Data lines
* * * * *
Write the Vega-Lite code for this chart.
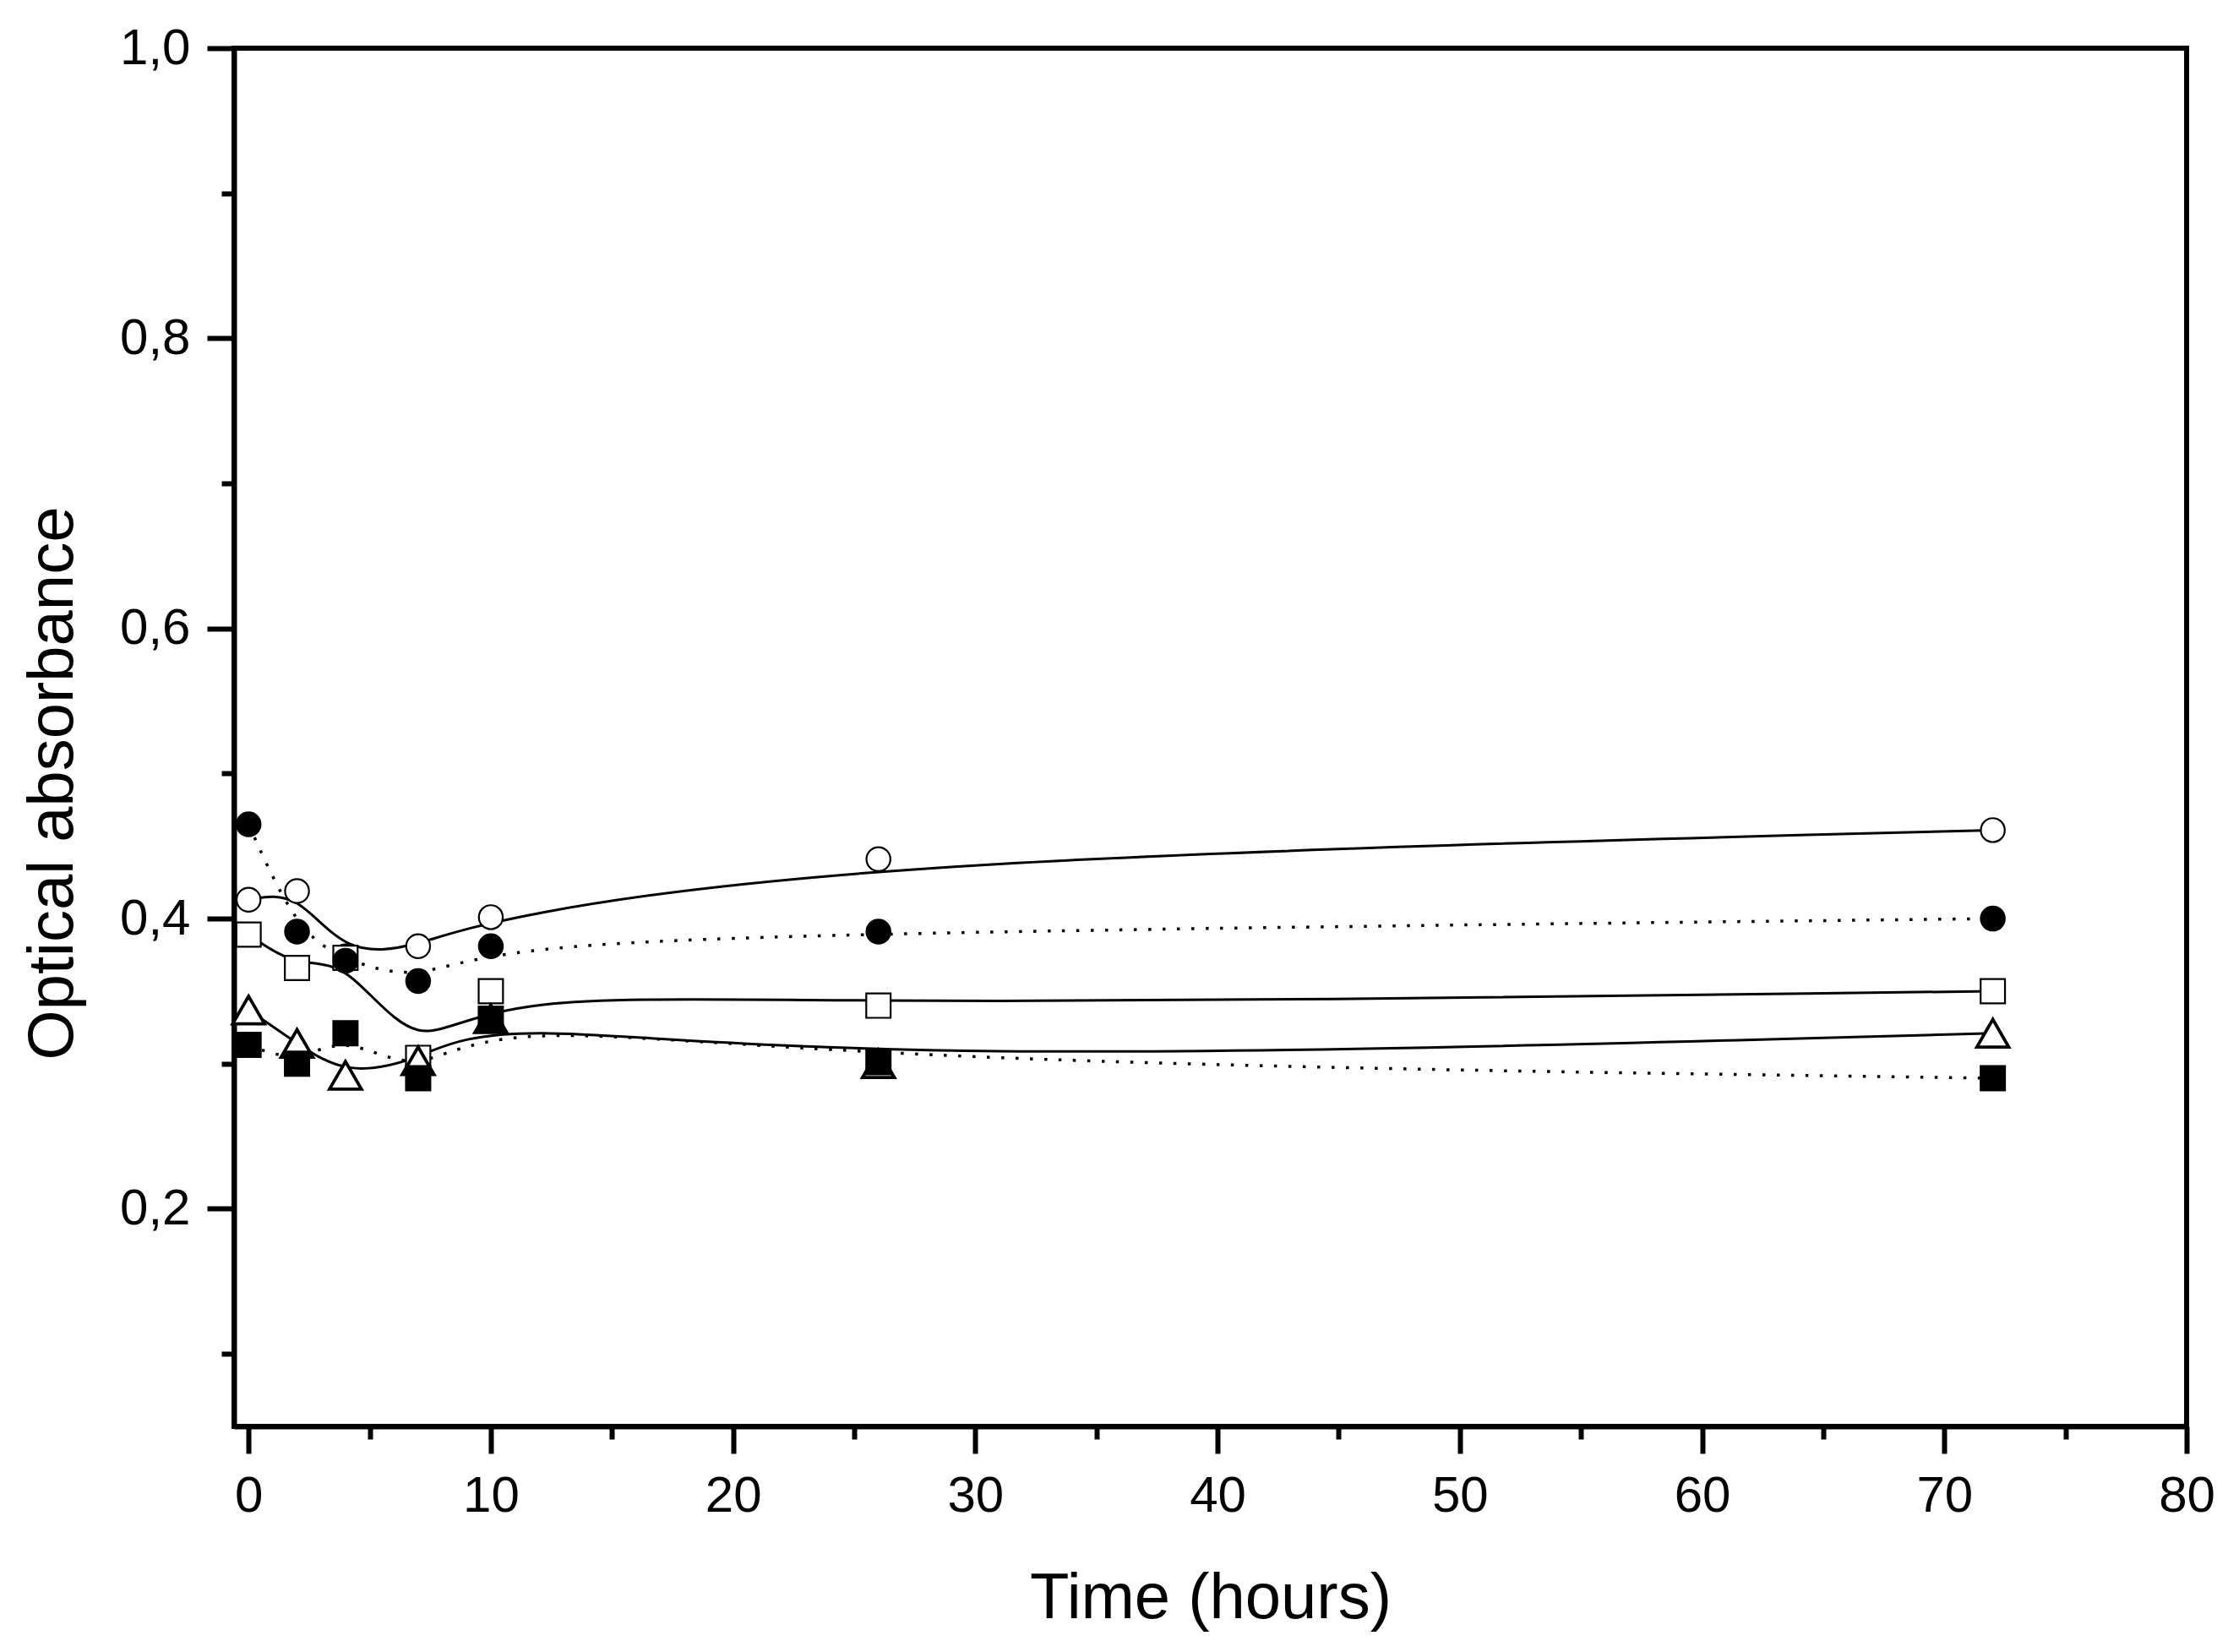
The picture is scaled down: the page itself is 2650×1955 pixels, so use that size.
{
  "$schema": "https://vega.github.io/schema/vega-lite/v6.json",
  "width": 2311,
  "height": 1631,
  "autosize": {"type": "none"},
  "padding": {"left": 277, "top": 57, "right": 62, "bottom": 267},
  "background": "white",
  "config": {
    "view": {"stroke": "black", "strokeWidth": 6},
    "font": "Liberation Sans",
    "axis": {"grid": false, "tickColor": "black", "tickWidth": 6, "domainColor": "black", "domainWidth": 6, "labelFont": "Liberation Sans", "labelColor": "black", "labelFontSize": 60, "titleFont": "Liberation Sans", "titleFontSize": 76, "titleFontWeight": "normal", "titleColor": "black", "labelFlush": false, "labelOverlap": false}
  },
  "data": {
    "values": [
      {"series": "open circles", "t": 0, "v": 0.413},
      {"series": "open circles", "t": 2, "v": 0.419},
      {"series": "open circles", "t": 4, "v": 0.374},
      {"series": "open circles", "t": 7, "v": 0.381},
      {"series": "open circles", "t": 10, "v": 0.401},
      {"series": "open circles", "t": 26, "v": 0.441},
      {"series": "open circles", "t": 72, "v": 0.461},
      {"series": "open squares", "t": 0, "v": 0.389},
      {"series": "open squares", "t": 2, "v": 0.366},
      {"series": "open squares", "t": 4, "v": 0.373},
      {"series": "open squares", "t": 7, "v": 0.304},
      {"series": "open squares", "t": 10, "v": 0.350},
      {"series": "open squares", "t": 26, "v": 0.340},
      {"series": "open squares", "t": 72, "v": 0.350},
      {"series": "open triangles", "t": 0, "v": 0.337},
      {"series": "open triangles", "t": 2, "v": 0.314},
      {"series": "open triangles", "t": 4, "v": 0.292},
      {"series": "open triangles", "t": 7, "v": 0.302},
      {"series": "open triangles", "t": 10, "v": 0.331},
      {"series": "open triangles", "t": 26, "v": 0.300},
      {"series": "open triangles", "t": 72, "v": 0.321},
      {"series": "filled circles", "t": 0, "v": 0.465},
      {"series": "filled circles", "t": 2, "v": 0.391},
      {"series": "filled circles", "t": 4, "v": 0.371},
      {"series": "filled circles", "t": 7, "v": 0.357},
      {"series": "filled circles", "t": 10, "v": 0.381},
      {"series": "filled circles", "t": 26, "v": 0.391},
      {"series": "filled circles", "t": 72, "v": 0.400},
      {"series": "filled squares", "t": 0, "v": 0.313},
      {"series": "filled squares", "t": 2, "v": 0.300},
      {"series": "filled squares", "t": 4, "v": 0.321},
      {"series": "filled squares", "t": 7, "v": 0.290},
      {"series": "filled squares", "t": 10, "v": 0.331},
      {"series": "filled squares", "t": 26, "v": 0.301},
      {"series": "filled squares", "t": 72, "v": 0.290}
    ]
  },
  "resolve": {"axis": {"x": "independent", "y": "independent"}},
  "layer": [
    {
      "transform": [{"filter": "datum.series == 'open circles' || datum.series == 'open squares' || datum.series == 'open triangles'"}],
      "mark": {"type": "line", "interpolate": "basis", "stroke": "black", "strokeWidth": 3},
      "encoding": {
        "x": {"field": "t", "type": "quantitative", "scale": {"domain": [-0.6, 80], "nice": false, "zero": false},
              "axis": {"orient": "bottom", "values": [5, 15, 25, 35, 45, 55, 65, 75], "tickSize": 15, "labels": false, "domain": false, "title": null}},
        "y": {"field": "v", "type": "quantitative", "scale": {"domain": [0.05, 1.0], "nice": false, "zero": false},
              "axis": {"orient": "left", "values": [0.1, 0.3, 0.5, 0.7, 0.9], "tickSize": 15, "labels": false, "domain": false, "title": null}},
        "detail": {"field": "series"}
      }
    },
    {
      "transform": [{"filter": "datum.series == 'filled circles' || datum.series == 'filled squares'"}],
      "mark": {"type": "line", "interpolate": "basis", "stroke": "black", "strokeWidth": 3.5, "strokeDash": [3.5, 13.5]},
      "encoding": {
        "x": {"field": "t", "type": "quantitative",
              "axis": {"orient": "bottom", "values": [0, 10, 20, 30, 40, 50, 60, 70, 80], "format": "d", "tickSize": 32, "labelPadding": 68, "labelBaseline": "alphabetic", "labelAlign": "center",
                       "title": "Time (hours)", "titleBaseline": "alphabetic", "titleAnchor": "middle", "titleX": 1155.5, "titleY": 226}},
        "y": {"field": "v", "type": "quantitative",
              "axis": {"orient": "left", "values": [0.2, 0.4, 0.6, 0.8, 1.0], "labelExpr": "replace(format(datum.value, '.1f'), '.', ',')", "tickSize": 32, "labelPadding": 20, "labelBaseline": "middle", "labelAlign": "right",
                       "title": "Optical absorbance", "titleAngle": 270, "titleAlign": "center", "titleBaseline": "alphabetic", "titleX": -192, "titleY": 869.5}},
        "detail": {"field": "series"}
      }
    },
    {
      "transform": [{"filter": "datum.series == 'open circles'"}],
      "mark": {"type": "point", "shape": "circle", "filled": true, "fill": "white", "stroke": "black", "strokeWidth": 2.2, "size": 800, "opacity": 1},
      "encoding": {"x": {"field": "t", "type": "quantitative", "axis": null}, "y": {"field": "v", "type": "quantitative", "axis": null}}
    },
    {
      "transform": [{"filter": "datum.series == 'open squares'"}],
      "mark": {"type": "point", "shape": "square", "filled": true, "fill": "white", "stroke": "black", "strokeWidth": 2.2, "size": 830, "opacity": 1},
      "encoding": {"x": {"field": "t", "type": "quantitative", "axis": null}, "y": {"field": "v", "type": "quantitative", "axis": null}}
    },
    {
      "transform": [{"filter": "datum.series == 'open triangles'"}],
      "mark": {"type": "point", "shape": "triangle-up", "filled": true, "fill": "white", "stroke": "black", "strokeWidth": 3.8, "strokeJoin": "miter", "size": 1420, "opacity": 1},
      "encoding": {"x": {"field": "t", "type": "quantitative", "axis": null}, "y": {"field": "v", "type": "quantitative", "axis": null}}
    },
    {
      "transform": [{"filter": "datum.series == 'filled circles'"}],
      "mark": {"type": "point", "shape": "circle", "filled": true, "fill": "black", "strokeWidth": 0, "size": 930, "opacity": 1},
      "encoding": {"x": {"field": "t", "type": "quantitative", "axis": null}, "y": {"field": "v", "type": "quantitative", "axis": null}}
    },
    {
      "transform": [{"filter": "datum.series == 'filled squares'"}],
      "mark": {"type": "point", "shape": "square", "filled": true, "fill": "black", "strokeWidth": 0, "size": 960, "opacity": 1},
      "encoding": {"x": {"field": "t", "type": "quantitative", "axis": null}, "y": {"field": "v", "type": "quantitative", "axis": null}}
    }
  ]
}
* * * * *
What is required
Copy every line of the data word for word, omitting the images.

Written solution
Write the Vega-Lite code for this chart.
The picture is scaled down: the page itself is 2650×1955 pixels, so use that size.
{
  "$schema": "https://vega.github.io/schema/vega-lite/v6.json",
  "width": 2311,
  "height": 1631,
  "autosize": {"type": "none"},
  "padding": {"left": 277, "top": 57, "right": 62, "bottom": 267},
  "background": "white",
  "config": {
    "view": {"stroke": "black", "strokeWidth": 6},
    "font": "Liberation Sans",
    "axis": {"grid": false, "tickColor": "black", "tickWidth": 6, "domainColor": "black", "domainWidth": 6, "labelFont": "Liberation Sans", "labelColor": "black", "labelFontSize": 60, "titleFont": "Liberation Sans", "titleFontSize": 76, "titleFontWeight": "normal", "titleColor": "black", "labelFlush": false, "labelOverlap": false}
  },
  "data": {
    "values": [
      {"series": "open circles", "t": 0, "v": 0.413},
      {"series": "open circles", "t": 2, "v": 0.419},
      {"series": "open circles", "t": 4, "v": 0.374},
      {"series": "open circles", "t": 7, "v": 0.381},
      {"series": "open circles", "t": 10, "v": 0.401},
      {"series": "open circles", "t": 26, "v": 0.441},
      {"series": "open circles", "t": 72, "v": 0.461},
      {"series": "open squares", "t": 0, "v": 0.389},
      {"series": "open squares", "t": 2, "v": 0.366},
      {"series": "open squares", "t": 4, "v": 0.373},
      {"series": "open squares", "t": 7, "v": 0.304},
      {"series": "open squares", "t": 10, "v": 0.350},
      {"series": "open squares", "t": 26, "v": 0.340},
      {"series": "open squares", "t": 72, "v": 0.350},
      {"series": "open triangles", "t": 0, "v": 0.337},
      {"series": "open triangles", "t": 2, "v": 0.314},
      {"series": "open triangles", "t": 4, "v": 0.292},
      {"series": "open triangles", "t": 7, "v": 0.302},
      {"series": "open triangles", "t": 10, "v": 0.331},
      {"series": "open triangles", "t": 26, "v": 0.300},
      {"series": "open triangles", "t": 72, "v": 0.321},
      {"series": "filled circles", "t": 0, "v": 0.465},
      {"series": "filled circles", "t": 2, "v": 0.391},
      {"series": "filled circles", "t": 4, "v": 0.371},
      {"series": "filled circles", "t": 7, "v": 0.357},
      {"series": "filled circles", "t": 10, "v": 0.381},
      {"series": "filled circles", "t": 26, "v": 0.391},
      {"series": "filled circles", "t": 72, "v": 0.400},
      {"series": "filled squares", "t": 0, "v": 0.313},
      {"series": "filled squares", "t": 2, "v": 0.300},
      {"series": "filled squares", "t": 4, "v": 0.321},
      {"series": "filled squares", "t": 7, "v": 0.290},
      {"series": "filled squares", "t": 10, "v": 0.331},
      {"series": "filled squares", "t": 26, "v": 0.301},
      {"series": "filled squares", "t": 72, "v": 0.290}
    ]
  },
  "resolve": {"axis": {"x": "independent", "y": "independent"}},
  "layer": [
    {
      "transform": [{"filter": "datum.series == 'open circles' || datum.series == 'open squares' || datum.series == 'open triangles'"}],
      "mark": {"type": "line", "interpolate": "basis", "stroke": "black", "strokeWidth": 3},
      "encoding": {
        "x": {"field": "t", "type": "quantitative", "scale": {"domain": [-0.6, 80], "nice": false, "zero": false},
              "axis": {"orient": "bottom", "values": [5, 15, 25, 35, 45, 55, 65, 75], "tickSize": 15, "labels": false, "domain": false, "title": null}},
        "y": {"field": "v", "type": "quantitative", "scale": {"domain": [0.05, 1.0], "nice": false, "zero": false},
              "axis": {"orient": "left", "values": [0.1, 0.3, 0.5, 0.7, 0.9], "tickSize": 15, "labels": false, "domain": false, "title": null}},
        "detail": {"field": "series"}
      }
    },
    {
      "transform": [{"filter": "datum.series == 'filled circles' || datum.series == 'filled squares'"}],
      "mark": {"type": "line", "interpolate": "basis", "stroke": "black", "strokeWidth": 3.5, "strokeDash": [3.5, 13.5]},
      "encoding": {
        "x": {"field": "t", "type": "quantitative",
              "axis": {"orient": "bottom", "values": [0, 10, 20, 30, 40, 50, 60, 70, 80], "format": "d", "tickSize": 32, "labelPadding": 68, "labelBaseline": "alphabetic", "labelAlign": "center",
                       "title": "Time (hours)", "titleBaseline": "alphabetic", "titleAnchor": "middle", "titleX": 1155.5, "titleY": 226}},
        "y": {"field": "v", "type": "quantitative",
              "axis": {"orient": "left", "values": [0.2, 0.4, 0.6, 0.8, 1.0], "labelExpr": "replace(format(datum.value, '.1f'), '.', ',')", "tickSize": 32, "labelPadding": 20, "labelBaseline": "middle", "labelAlign": "right",
                       "title": "Optical absorbance", "titleAngle": 270, "titleAlign": "center", "titleBaseline": "alphabetic", "titleX": -192, "titleY": 869.5}},
        "detail": {"field": "series"}
      }
    },
    {
      "transform": [{"filter": "datum.series == 'open circles'"}],
      "mark": {"type": "point", "shape": "circle", "filled": true, "fill": "white", "stroke": "black", "strokeWidth": 2.2, "size": 800, "opacity": 1},
      "encoding": {"x": {"field": "t", "type": "quantitative", "axis": null}, "y": {"field": "v", "type": "quantitative", "axis": null}}
    },
    {
      "transform": [{"filter": "datum.series == 'open squares'"}],
      "mark": {"type": "point", "shape": "square", "filled": true, "fill": "white", "stroke": "black", "strokeWidth": 2.2, "size": 830, "opacity": 1},
      "encoding": {"x": {"field": "t", "type": "quantitative", "axis": null}, "y": {"field": "v", "type": "quantitative", "axis": null}}
    },
    {
      "transform": [{"filter": "datum.series == 'open triangles'"}],
      "mark": {"type": "point", "shape": "triangle-up", "filled": true, "fill": "white", "stroke": "black", "strokeWidth": 3.8, "strokeJoin": "miter", "size": 1420, "opacity": 1},
      "encoding": {"x": {"field": "t", "type": "quantitative", "axis": null}, "y": {"field": "v", "type": "quantitative", "axis": null}}
    },
    {
      "transform": [{"filter": "datum.series == 'filled circles'"}],
      "mark": {"type": "point", "shape": "circle", "filled": true, "fill": "black", "strokeWidth": 0, "size": 930, "opacity": 1},
      "encoding": {"x": {"field": "t", "type": "quantitative", "axis": null}, "y": {"field": "v", "type": "quantitative", "axis": null}}
    },
    {
      "transform": [{"filter": "datum.series == 'filled squares'"}],
      "mark": {"type": "point", "shape": "square", "filled": true, "fill": "black", "strokeWidth": 0, "size": 960, "opacity": 1},
      "encoding": {"x": {"field": "t", "type": "quantitative", "axis": null}, "y": {"field": "v", "type": "quantitative", "axis": null}}
    }
  ]
}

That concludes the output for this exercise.